On the mound, Grabowski took the loss while Mike Uebbing, Dave Fredrickson and future MLBer Steve Ratzer also saw action. Ratzer allowed one hit in the ninth inning but it amounted to nothing on the scoreboard.
“We made mistakes tonight, but that was to be expected,” Kelly looked back. “The jitters are gone now and we plan to start winning, beginning tomorrow night.”
BUT THEY DIDN’T
The road to the win column for the Lethbridge Expos was a little longer than their dugout leader had hoped.
They continued their four-game set with the Giants, falling 13-2 and 7-4, before finally getting their first win in the series finale on June 28.
They would open up their series with the Billings Mustangs that same weekend with a thrilling 5-4 win.
“We’re starting to click now,” Kelly stated in the Herald.
The club went on to a 33-39 record in their inaugural season, good enough for third in the league. Their first opponents, the Great Falls Giants, would go on to win the Pioneer League champs.
The Expos remained in Lethbridge for one more season before a change of affiliation turned them into the Lethbridge Dodgers from 1977-1983. They went on to win league titles in 1977, 1979 and 1980.
Things in Lethbridge came to a screeching halt thanks to a number of factors and things came full circle when the Dodgers moved their affiliation to Great Falls.
The Pioneer League didn’t return to Lethbridge until 1992 when the Lethbridge Mounties surfaced.

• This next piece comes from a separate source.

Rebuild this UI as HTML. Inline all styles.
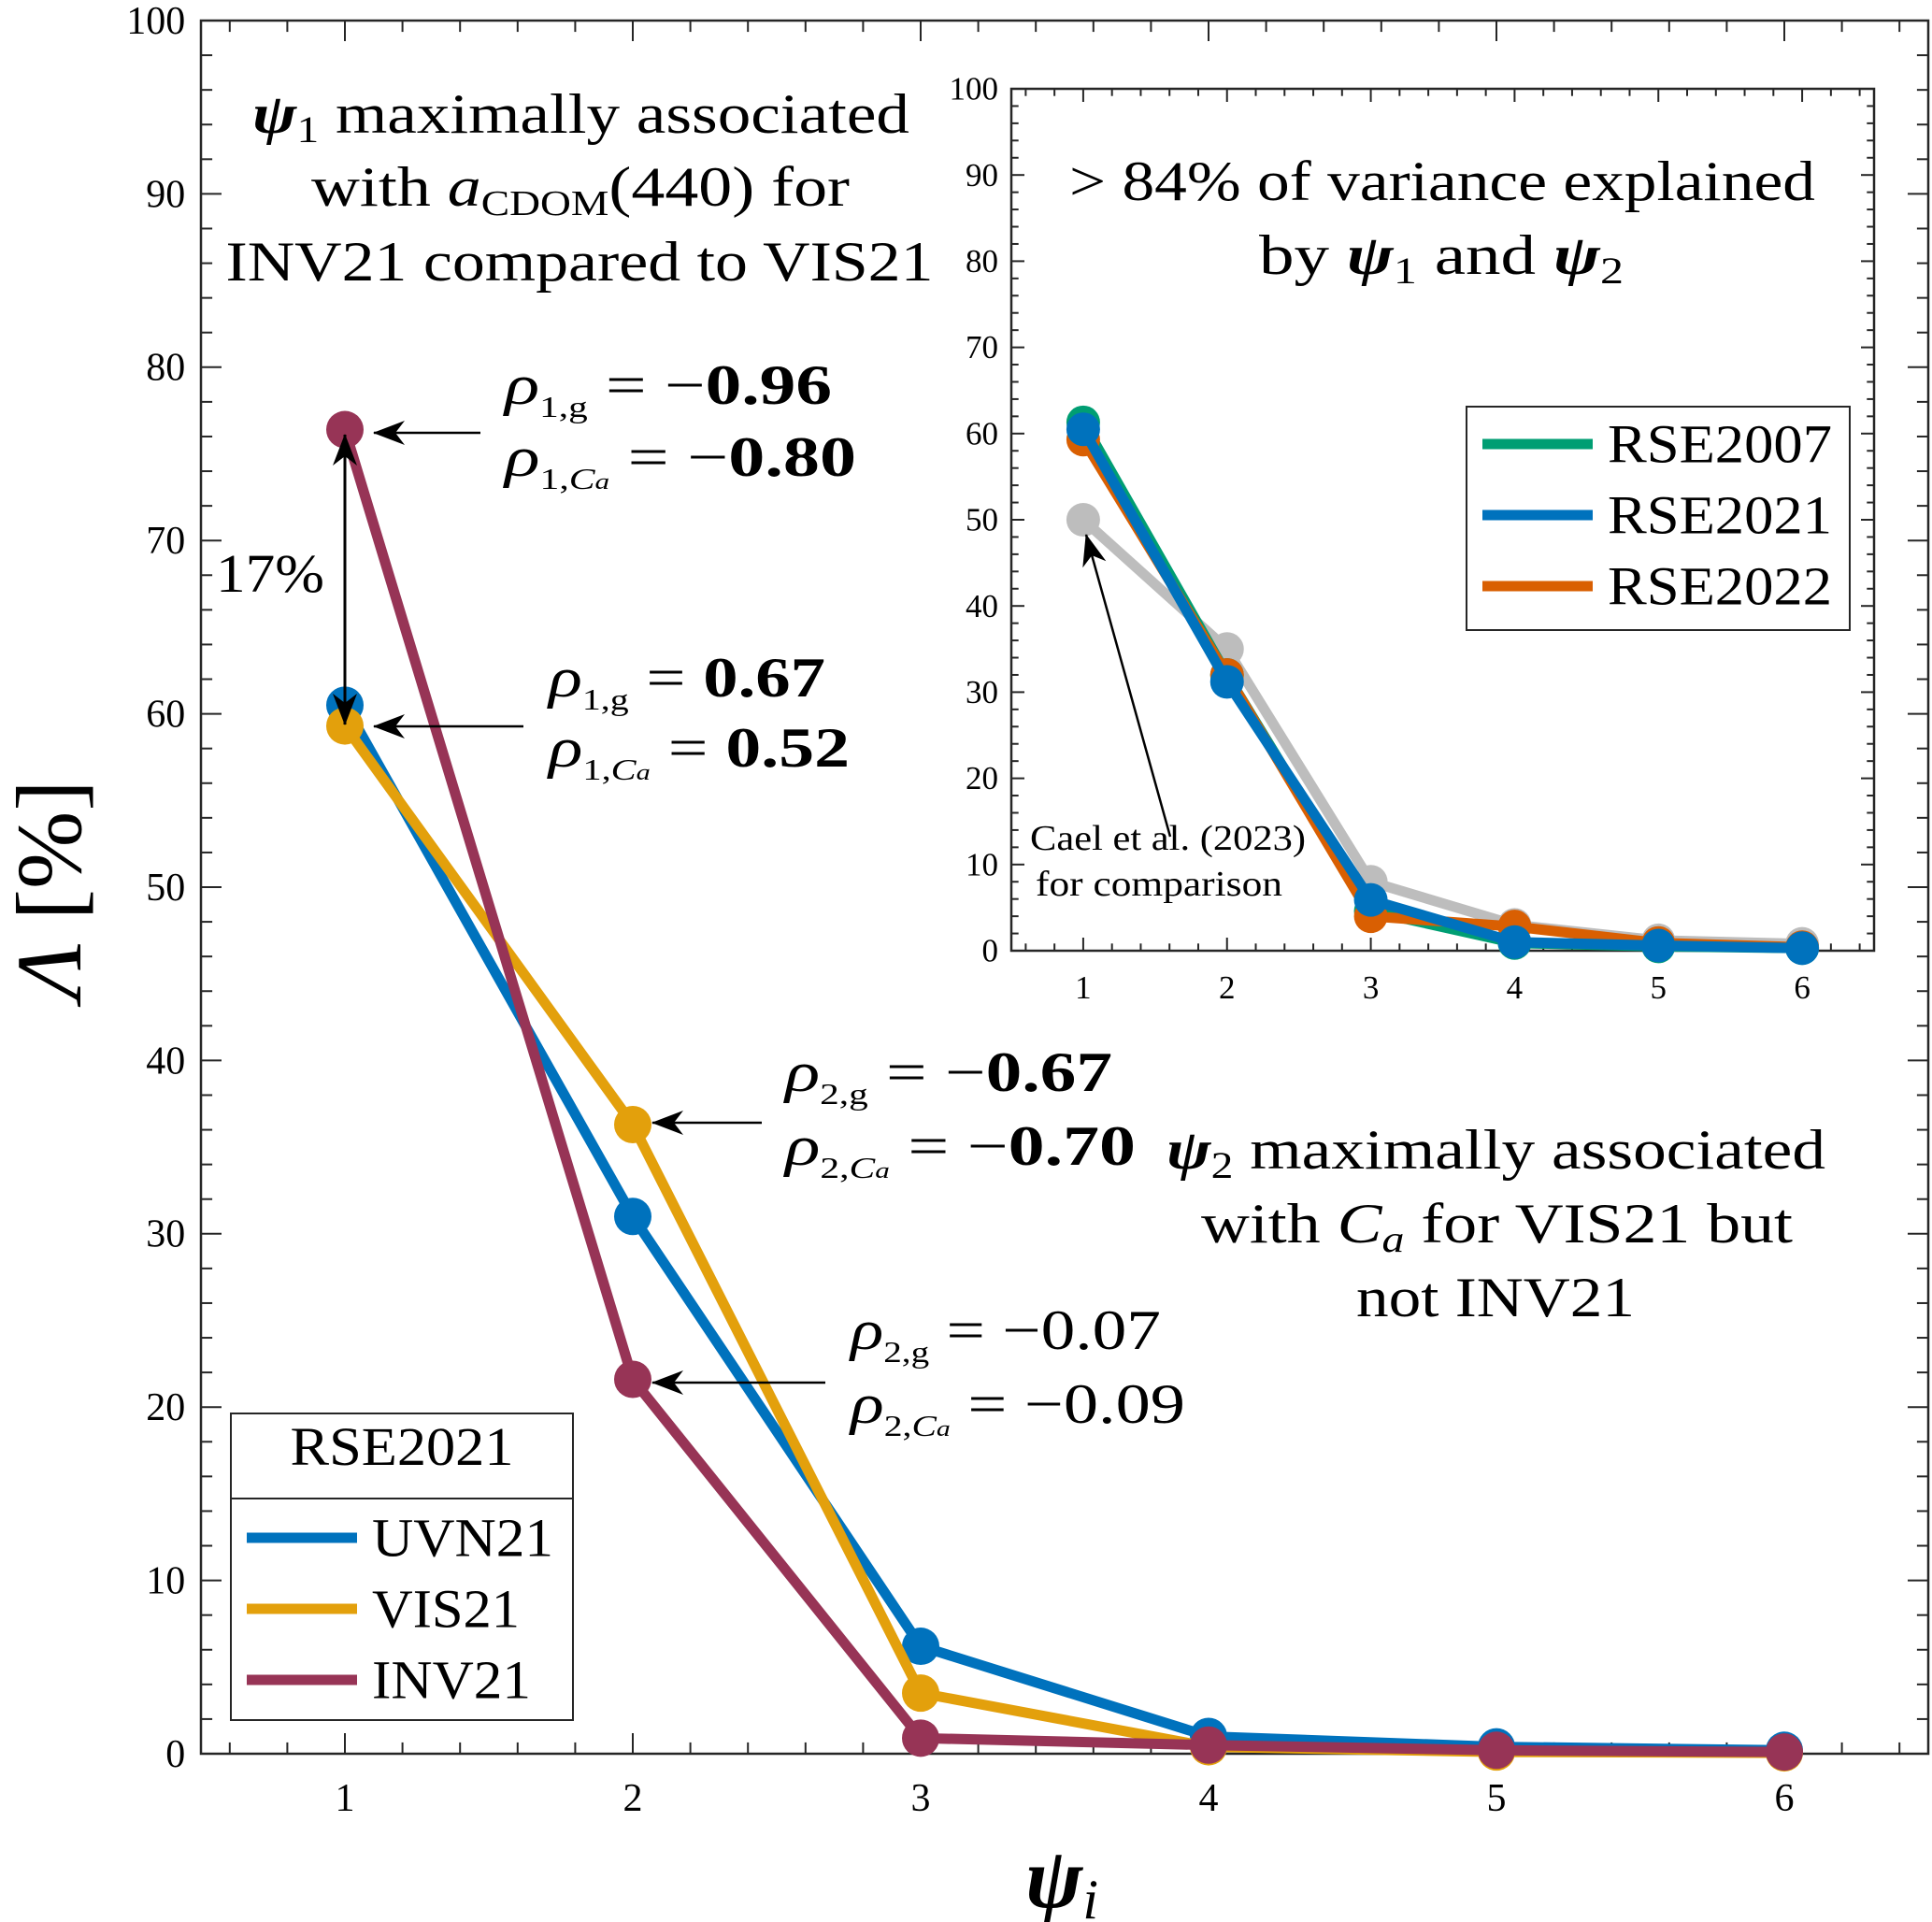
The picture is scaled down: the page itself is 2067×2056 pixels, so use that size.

The team kept that name until 1995, when they became the Black Diamonds following an affiliation announcement with the new Arizona Diamondbacks.
Interestingly, the Black Diamonds took the field a full two years before their parent club, as the Diamondbacks didn’t debut until 1998.
That turned out to be the final season for the Pioneer League Black Diamonds, as they moved to Missoula for the 1999 season.
Just as sure as the westerly wind itself, the winds of change also always seemed to follow affiliated baseball in Lethbridge.